-- START PROVIDED RECORDS --
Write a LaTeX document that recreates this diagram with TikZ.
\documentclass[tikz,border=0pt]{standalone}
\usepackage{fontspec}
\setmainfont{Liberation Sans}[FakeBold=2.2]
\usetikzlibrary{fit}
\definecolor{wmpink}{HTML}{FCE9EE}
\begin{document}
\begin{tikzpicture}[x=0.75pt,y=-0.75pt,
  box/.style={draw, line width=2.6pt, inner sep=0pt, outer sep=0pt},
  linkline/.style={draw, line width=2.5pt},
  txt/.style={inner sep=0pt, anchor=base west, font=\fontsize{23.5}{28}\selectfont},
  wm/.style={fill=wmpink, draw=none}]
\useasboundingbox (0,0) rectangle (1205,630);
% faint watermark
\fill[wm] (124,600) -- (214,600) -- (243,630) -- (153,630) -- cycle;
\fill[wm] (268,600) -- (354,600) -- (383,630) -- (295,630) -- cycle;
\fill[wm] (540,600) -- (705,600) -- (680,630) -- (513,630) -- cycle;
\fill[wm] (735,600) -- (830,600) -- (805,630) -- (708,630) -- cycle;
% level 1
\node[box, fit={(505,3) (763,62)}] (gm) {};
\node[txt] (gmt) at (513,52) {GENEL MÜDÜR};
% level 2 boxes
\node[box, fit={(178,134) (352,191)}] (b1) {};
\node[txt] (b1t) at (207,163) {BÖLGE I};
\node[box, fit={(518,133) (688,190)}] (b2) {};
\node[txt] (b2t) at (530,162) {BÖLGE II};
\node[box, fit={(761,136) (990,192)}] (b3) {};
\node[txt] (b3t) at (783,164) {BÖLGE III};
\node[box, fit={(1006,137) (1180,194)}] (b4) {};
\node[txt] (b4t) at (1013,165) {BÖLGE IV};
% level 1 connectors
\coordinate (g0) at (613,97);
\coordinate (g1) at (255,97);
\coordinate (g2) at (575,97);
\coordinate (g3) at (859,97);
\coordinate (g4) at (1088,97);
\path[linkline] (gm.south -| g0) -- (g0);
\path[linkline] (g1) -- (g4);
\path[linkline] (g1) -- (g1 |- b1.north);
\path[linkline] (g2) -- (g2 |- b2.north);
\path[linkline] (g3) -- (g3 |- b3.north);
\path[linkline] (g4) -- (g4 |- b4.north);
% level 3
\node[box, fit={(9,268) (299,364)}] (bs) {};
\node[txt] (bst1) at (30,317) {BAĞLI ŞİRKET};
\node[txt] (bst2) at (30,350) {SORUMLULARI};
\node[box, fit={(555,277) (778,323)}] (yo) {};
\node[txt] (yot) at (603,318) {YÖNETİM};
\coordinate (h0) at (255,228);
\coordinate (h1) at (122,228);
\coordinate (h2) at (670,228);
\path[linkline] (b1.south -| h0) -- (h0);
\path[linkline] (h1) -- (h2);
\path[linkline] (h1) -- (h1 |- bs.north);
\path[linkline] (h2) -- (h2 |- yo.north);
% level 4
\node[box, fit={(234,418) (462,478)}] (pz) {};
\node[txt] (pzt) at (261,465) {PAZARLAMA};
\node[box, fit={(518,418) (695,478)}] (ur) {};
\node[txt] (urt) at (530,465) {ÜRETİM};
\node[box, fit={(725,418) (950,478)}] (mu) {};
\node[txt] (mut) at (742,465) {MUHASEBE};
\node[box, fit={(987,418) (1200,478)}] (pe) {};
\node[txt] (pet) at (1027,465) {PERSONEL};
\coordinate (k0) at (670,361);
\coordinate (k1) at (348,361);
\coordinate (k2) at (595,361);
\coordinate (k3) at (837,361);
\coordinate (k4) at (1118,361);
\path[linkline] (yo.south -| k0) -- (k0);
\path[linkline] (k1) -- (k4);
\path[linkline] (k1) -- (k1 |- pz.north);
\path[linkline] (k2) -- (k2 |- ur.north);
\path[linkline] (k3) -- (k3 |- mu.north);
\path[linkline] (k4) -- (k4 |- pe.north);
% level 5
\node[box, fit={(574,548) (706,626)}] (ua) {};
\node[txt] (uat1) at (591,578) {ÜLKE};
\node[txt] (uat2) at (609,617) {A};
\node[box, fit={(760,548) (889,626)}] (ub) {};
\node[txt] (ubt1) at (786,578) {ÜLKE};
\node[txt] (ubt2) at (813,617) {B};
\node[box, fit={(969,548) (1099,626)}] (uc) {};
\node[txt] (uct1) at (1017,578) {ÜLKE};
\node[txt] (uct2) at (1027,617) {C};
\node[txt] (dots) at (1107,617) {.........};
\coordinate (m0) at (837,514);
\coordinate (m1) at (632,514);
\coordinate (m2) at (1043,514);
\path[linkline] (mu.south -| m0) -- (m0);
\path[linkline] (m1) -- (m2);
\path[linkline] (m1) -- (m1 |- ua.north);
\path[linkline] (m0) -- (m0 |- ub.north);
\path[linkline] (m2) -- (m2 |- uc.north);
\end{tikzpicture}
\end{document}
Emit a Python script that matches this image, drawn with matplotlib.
-- END PROVIDED RECORDS --
Where does the word "with" appear in the listing? List each line that holds it.

Write a LaTeX document that recreates this diagram with TikZ.
Emit a Python script that matches this image, drawn with matplotlib.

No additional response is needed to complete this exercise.